Finite-time trajectory tracking control for under-actuated unmanned surface vessels with saturation constraint

• Published in: Ocean engineering Vol. 249; p. 110745
• Main Authors: Zhang, Lei, Zheng, Yuxin, Huang, Bing, Su, Yumin
• Format: Journal Article
• Language: English
• Published: Elsevier Ltd 01.04.2022
• Subjects: Input saturation constraints; Neural networks; Output redefinition; Under-actuated unmanned surface vessels; Under-actuated unmanned surface vessels; Input saturation constraints; Output redefinition; Neural networks
• ISSN: 0029-8018; 1873-5258
• DOI: 10.1016/j.oceaneng.2022.110745

This article investigates the robust finite-time trajectory tracking control problem of under-actuated unmanned surface vessels (USVs) subject to model uncertainties, saturation constraints, and external disturbances. Firstly, the kinematic and dynamic models of under-actuated USVs are transformed into an equivalent tracking error dynamic by resorting to a novel output redefinition-based dynamic transformation (ORDT). Secondly, a smooth dead-zone operator-based model (DOBM) is introduced to deal with the control input saturation constraints problem. On basis of these, a sliding mode-based controller (SMC) is developed, which possesses the properties of chattering-free and finite-time convergence. Later, Lyapunov stability proved that the proposed control strategy is capable of guaranteeing the boundedness of all closed-loop signals, in spite of the parametric uncertainties, external disturbance, and input saturation constraints.
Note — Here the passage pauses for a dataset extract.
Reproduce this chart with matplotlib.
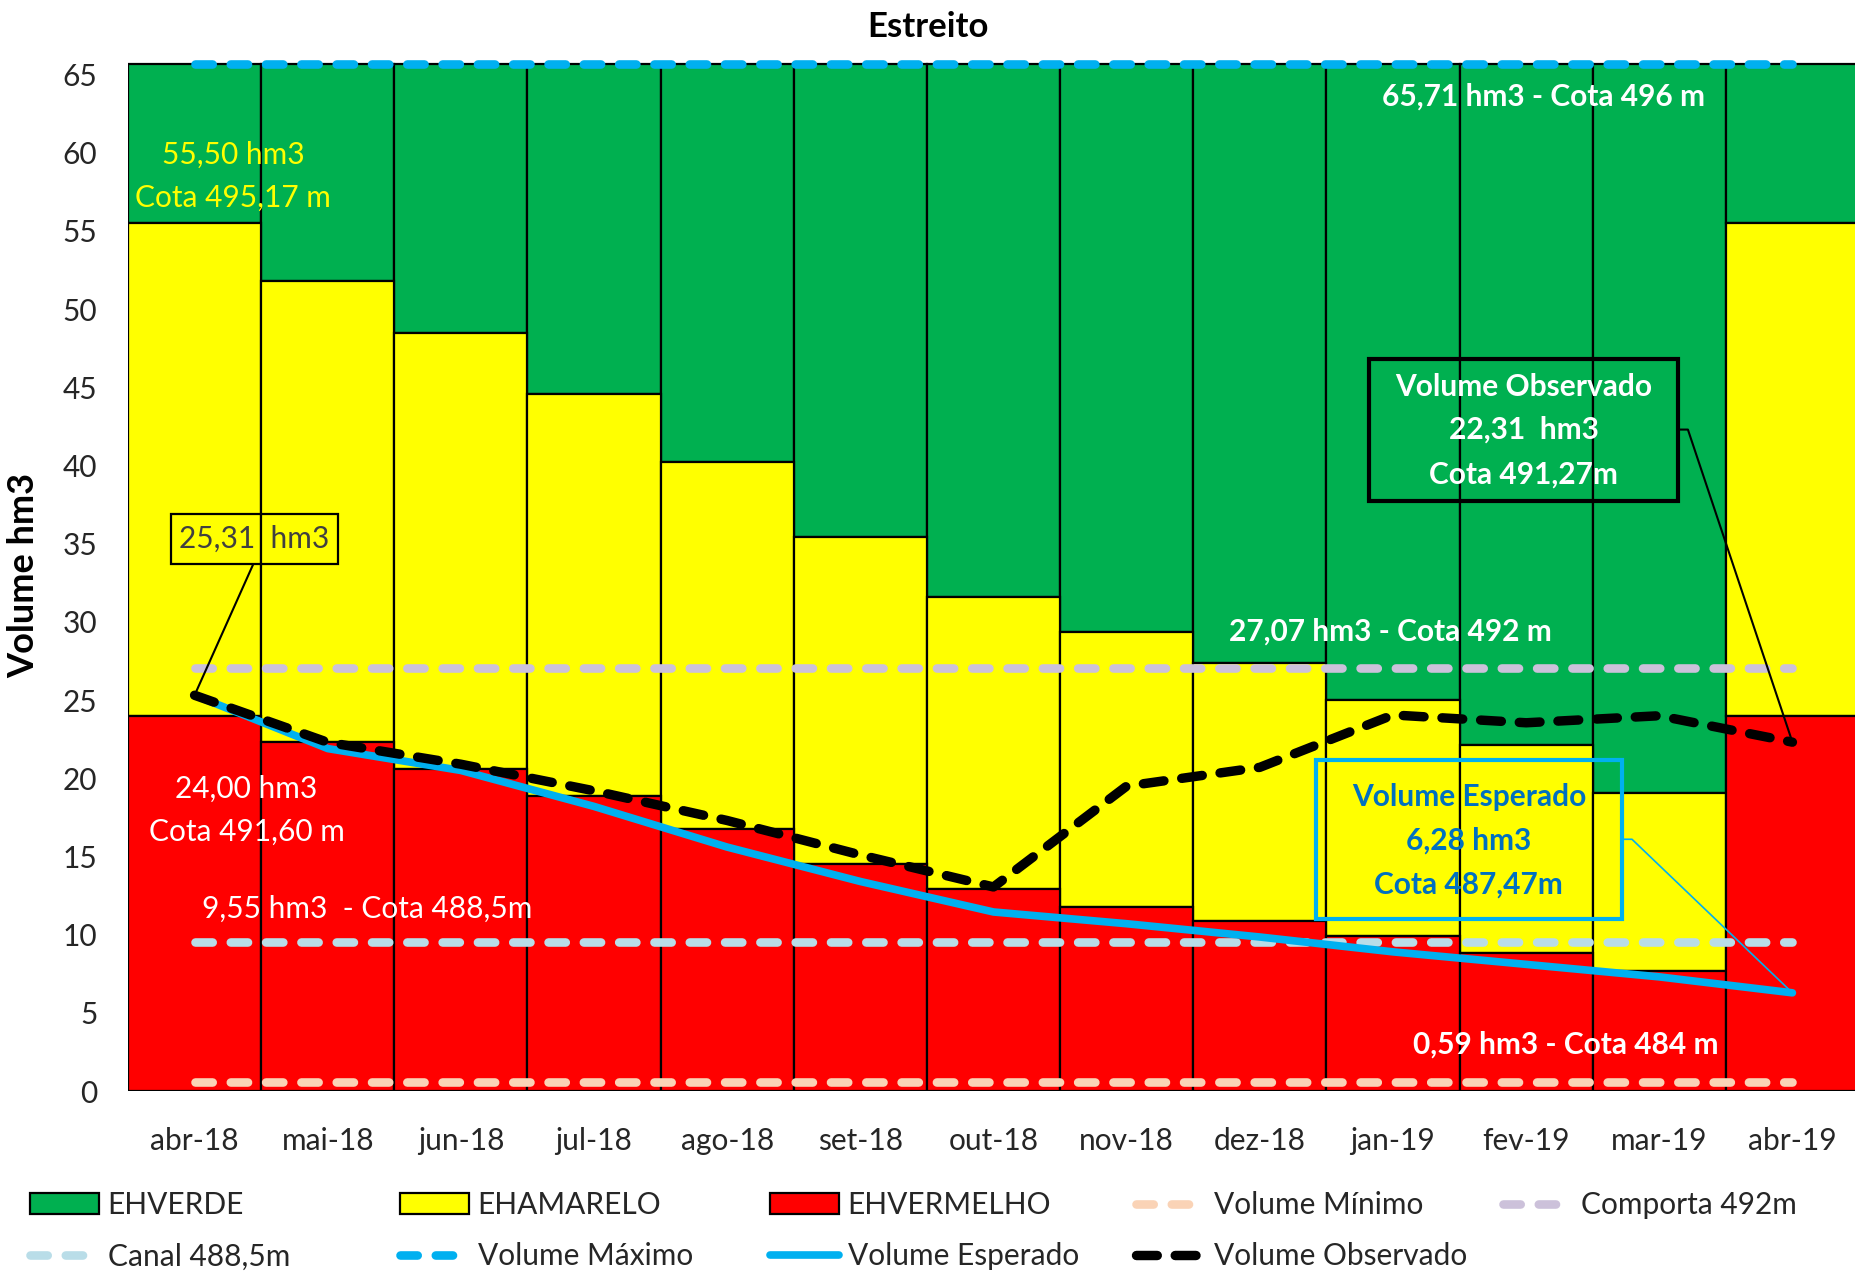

Finally, numerical simulations illustrate the effectiveness of the proposed control approach. •A low computation burden control scheme is developed to enhance the real-time performance in identifying uncertain dynamics.•A novel output redefinition-based dynamic transformation method is proposed to achieve a relative degree of underactuated actuator dynamics.•A dead-zone operator-based model with adaptive scheme is proposed to overcomes the nonlinearities induced by unknown input saturation constraints.